Aim:
Include the line containing "(60,37) to (60,56);" and all lines before it, repeated exactly from the listing below, without pictures.
** START OF Stored data **
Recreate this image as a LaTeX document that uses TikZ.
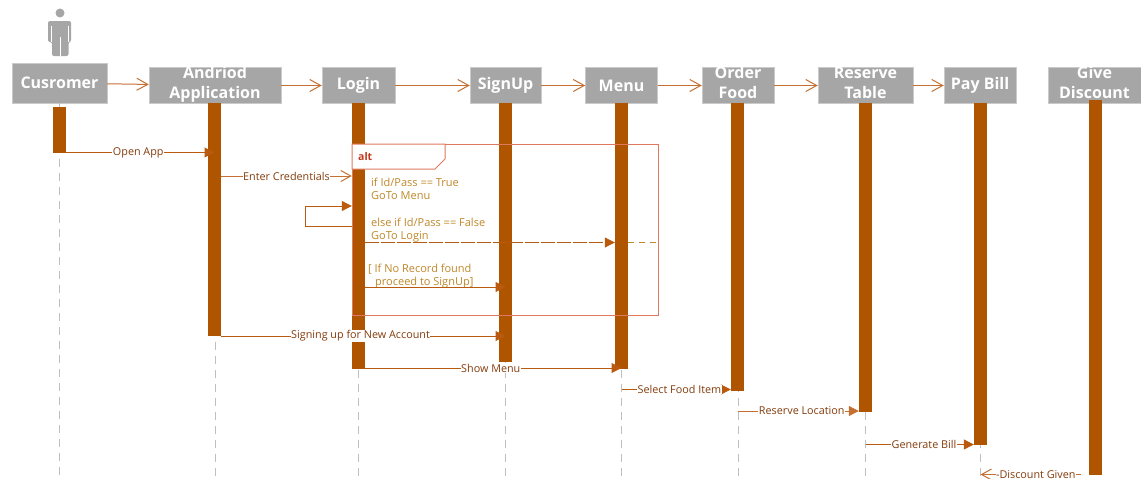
\documentclass[tikz,border=0pt]{standalone}
\usepackage{fontspec}
\setmainfont{Open Sans}
\usepackage{xcolor}
\usepackage{tikz}
\usetikzlibrary{arrows.meta}
\usetikzlibrary{positioning}
\definecolor{barbrown}{RGB}{175,85,0}
\definecolor{boxgray}{RGB}{166,166,166}
\definecolor{wire}{RGB}{197,112,50}
\definecolor{wiredark}{RGB}{185,90,15}
\definecolor{msgtext}{RGB}{132,60,12}
\definecolor{alttext}{RGB}{190,135,40}
\definecolor{framered}{RGB}{222,120,95}
\definecolor{altred}{RGB}{192,57,30}
\newcommand{\headlines}[2]{\raisebox{-7pt}{\smash{\begin{tabular}{@{}c@{}}#1\\#2\end{tabular}}}}
\tikzset{
	headbox/.style={fill=boxgray,draw=boxgray!60!white,line width=0.5pt,inner sep=0pt,minimum height=36pt,text=white,font=\fontsize{16}{20}\selectfont\bfseries},
	lifeline/.style={gray!50,line width=1pt,dash pattern=on 8pt off 6pt},
	activation/.style={fill=barbrown,inner sep=0pt,minimum width=13pt},
	flow/.style={wire,line width=1pt,-{Straight Barb[length=11pt,width=12pt]}},
	msg/.style={wiredark,line width=1pt,-{Stealth[length=10pt,width=10pt,inset=0pt]}},
	msgopen/.style={wire,line width=1pt,-{Straight Barb[length=10pt,width=11pt]}},
	msglabel/.style={fill=white,inner sep=0.5pt,text=msgtext,font=\fontsize{10.8}{12}\selectfont},
	altlabel/.style={anchor=north west,inner sep=0pt,align=left,text=alttext,font=\fontsize{11}{13.7}\selectfont},
}

\begin{document}
\begin{tikzpicture}[x=1pt,y=-1pt,>=stealth]
	\useasboundingbox (0,0) rectangle (1141,479);
	
	\fill[boxgray] (60,13) circle (4.5);
	\fill[boxgray,rounded corners=2pt] (48,42) -- (48,21) -- (71,21) -- (71,42) -- (68.5,42) -- (68.5,56) -- (52,56) -- (52,42) -- cycle;
	\draw[white,line width=1pt] (51.5,26) to (51.5,42);
	\draw[white,line width=1pt] (68,26) to (68,42);
	\draw[white,line width=1pt] (60,37) to (60,56);
	
	\node[headbox,minimum width=95pt,minimum height=40pt] (cust) at (59.5,83) {Cusromer};
	\node[headbox,minimum width=132pt] (app) at (215,85.5) {\headlines{Andriod}{Application}};
	\node[headbox,minimum width=73pt] (login) at (358.5,85.5) {Login};
	\node[headbox,minimum width=71pt] (signup) at (505.5,85.5) {SignUp};
	\node[headbox,minimum width=72pt] (menu) at (621.5,85.5) {Menu};
	\node[headbox,minimum width=72pt] (order) at (738,85.5) {\headlines{Order}{Food}};
	\node[headbox,minimum width=95pt] (reserve) at (865.5,85.5) {\headlines{Reserve}{Table}};
	\node[headbox,minimum width=72pt] (pay) at (980,85.5) {Pay Bill};
	\node[headbox,minimum width=93pt] (give) at (1094.5,85.5) {\headlines{Give}{Discount}};
	
	\draw[flow] (cust) to (app);
	\draw[flow] (app) to (login);
	\draw[flow] (login) to (signup);
	\draw[flow] (signup) to (menu);
	\draw[flow] (menu) to (order);
	\draw[flow] (order) to (reserve);
	\draw[flow] (reserve) to (pay);
	
	\coordinate (bottom) at (0,476);
	\draw[lifeline] (cust.south) to (cust.south |- bottom);
	\draw[lifeline] (app.south) to (app.south |- bottom);
	\draw[lifeline] (login.south) to (login.south |- bottom);
	\draw[lifeline] (signup.south) to (signup.south |- bottom);
	\draw[lifeline] (menu.south) to (menu.south |- bottom);
	\draw[lifeline] (order.south) to (order.south |- bottom);
	\draw[lifeline] (reserve.south) to (reserve.south |- bottom);
	\draw[lifeline] (pay.south) to (pay.south |- bottom);
	
	\node[activation,minimum height=46pt] (barcust) at (59.5,130) {};
	\node[activation,minimum height=233pt] (barapp) at (214.5,219.5) {};
	\node[activation,minimum height=266pt] (barlogin) at (358.5,236) {};
	\node[activation,minimum height=259pt] (barsignup) at (505.5,232.5) {};
	\node[activation,minimum height=266pt] (barmenu) at (621.5,236) {};
	\node[activation,minimum height=288pt] (barorder) at (737.5,247) {};
	\node[activation,minimum height=309pt] (barreserve) at (865.5,257.5) {};
	\node[activation,minimum height=342pt] (barpay) at (980.5,274) {};
	\node[activation,minimum height=375pt] (bargive) at (1095.5,287.5) {};
	
	\draw[framered,line width=1pt] (352,144) rectangle (658.5,315);
	\draw[framered,line width=1pt,fill=white] (352,144) -- (445,144) -- (445,159) -- (435,169) -- (352,169) -- cycle;
	\node[anchor=west,inner sep=0pt,text=altred,font=\fontsize{10.5}{12}\selectfont\bfseries] (alttag) at (358,156.5) {alt};
	
	\node[altlabel] (altone) at (371,177.5) {if Id/Pass == True\\GoTo Menu};
	\node[altlabel] (alttwo) at (371,217.5) {else if Id/Pass == False\\GoTo Login};
	\node[altlabel] (altthree) at (368,263.5) {[ If No Record found\\\hspace*{7pt}proceed to SignUp]};
	
	\coordinate (yopen) at (0,152.5);
	\coordinate (ycred) at (0,176);
	\coordinate (yloopa) at (0,206);
	\coordinate (yloopb) at (0,226);
	\coordinate (ygoto) at (0,242.5);
	\coordinate (yrecord) at (0,287);
	\coordinate (ysign) at (0,336);
	\coordinate (yshow) at (0,368);
	\coordinate (yselect) at (0,389.5);
	\coordinate (yreserve) at (0,411);
	\coordinate (ybill) at (0,444.5);
	\coordinate (ygive) at (0,474.5);
	\coordinate (loopa) at (305.5,206);
	\coordinate (loopb) at (305.5,226);
	\coordinate (givestart) at (1081,474.5);
	
	\draw[msg] (barcust.east |- yopen) to node[msglabel,pos=0.486] {Open App} (barapp.center |- yopen);
	\draw[msgopen] (barapp.east |- ycred) to node[msglabel,pos=0.5] {Enter Credentials} (barlogin.west |- ycred);
	\draw[msg] (barlogin.west |- yloopb) -- (loopb) -- (loopa) -- (barlogin.west |- yloopa);
	\draw[msg,dash pattern=on 14pt off 2pt] (barlogin.east |- ygoto) to (barmenu.west |- ygoto);
	\draw[alttext,line width=1pt,dash pattern=on 6pt off 5pt] (barmenu.east |- ygoto) to (658.5,242.5);
	\draw[msg] (barlogin.east |- yrecord) to (barsignup.center |- yrecord);
	\draw[msg] (barapp.east |- ysign) to node[msglabel,pos=0.49] {Signing up for New Account} (barsignup.center |- ysign);
	\draw[msg] (barlogin.east |- yshow) to node[msglabel,pos=0.49] {Show Menu} (barmenu.center |- yshow);
	\draw[msg] (barmenu.center |- yselect) to node[msglabel,pos=0.53] {Select Food Item} (barorder.west |- yselect);
	\draw[msgopen,-{Stealth[length=10pt,width=10pt,inset=0pt]}] (barorder.center |- yreserve) to node[msglabel,pos=0.53] {Reserve  Location} (barreserve.west |- yreserve);
	\draw[msg] (barreserve.center |- ybill) to node[msglabel,pos=0.54] {Generate Bill} (barpay.west |- ybill);
	\draw[msgopen] (givestart) to node[msglabel,pos=0.45] {-Discount Given} (barpay.center |- ygive);
\end{tikzpicture}
\end{document}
** END OF Stored data **
The completed task:
Recreate this image as a LaTeX document that uses TikZ.
\documentclass[tikz,border=0pt]{standalone}
\usepackage{fontspec}
\setmainfont{Open Sans}
\usepackage{xcolor}
\usepackage{tikz}
\usetikzlibrary{arrows.meta}
\usetikzlibrary{positioning}
\definecolor{barbrown}{RGB}{175,85,0}
\definecolor{boxgray}{RGB}{166,166,166}
\definecolor{wire}{RGB}{197,112,50}
\definecolor{wiredark}{RGB}{185,90,15}
\definecolor{msgtext}{RGB}{132,60,12}
\definecolor{alttext}{RGB}{190,135,40}
\definecolor{framered}{RGB}{222,120,95}
\definecolor{altred}{RGB}{192,57,30}
\newcommand{\headlines}[2]{\raisebox{-7pt}{\smash{\begin{tabular}{@{}c@{}}#1\\#2\end{tabular}}}}
\tikzset{
	headbox/.style={fill=boxgray,draw=boxgray!60!white,line width=0.5pt,inner sep=0pt,minimum height=36pt,text=white,font=\fontsize{16}{20}\selectfont\bfseries},
	lifeline/.style={gray!50,line width=1pt,dash pattern=on 8pt off 6pt},
	activation/.style={fill=barbrown,inner sep=0pt,minimum width=13pt},
	flow/.style={wire,line width=1pt,-{Straight Barb[length=11pt,width=12pt]}},
	msg/.style={wiredark,line width=1pt,-{Stealth[length=10pt,width=10pt,inset=0pt]}},
	msgopen/.style={wire,line width=1pt,-{Straight Barb[length=10pt,width=11pt]}},
	msglabel/.style={fill=white,inner sep=0.5pt,text=msgtext,font=\fontsize{10.8}{12}\selectfont},
	altlabel/.style={anchor=north west,inner sep=0pt,align=left,text=alttext,font=\fontsize{11}{13.7}\selectfont},
}

\begin{document}
\begin{tikzpicture}[x=1pt,y=-1pt,>=stealth]
	\useasboundingbox (0,0) rectangle (1141,479);
	
	\fill[boxgray] (60,13) circle (4.5);
	\fill[boxgray,rounded corners=2pt] (48,42) -- (48,21) -- (71,21) -- (71,42) -- (68.5,42) -- (68.5,56) -- (52,56) -- (52,42) -- cycle;
	\draw[white,line width=1pt] (51.5,26) to (51.5,42);
	\draw[white,line width=1pt] (68,26) to (68,42);
	\draw[white,line width=1pt] (60,37) to (60,56);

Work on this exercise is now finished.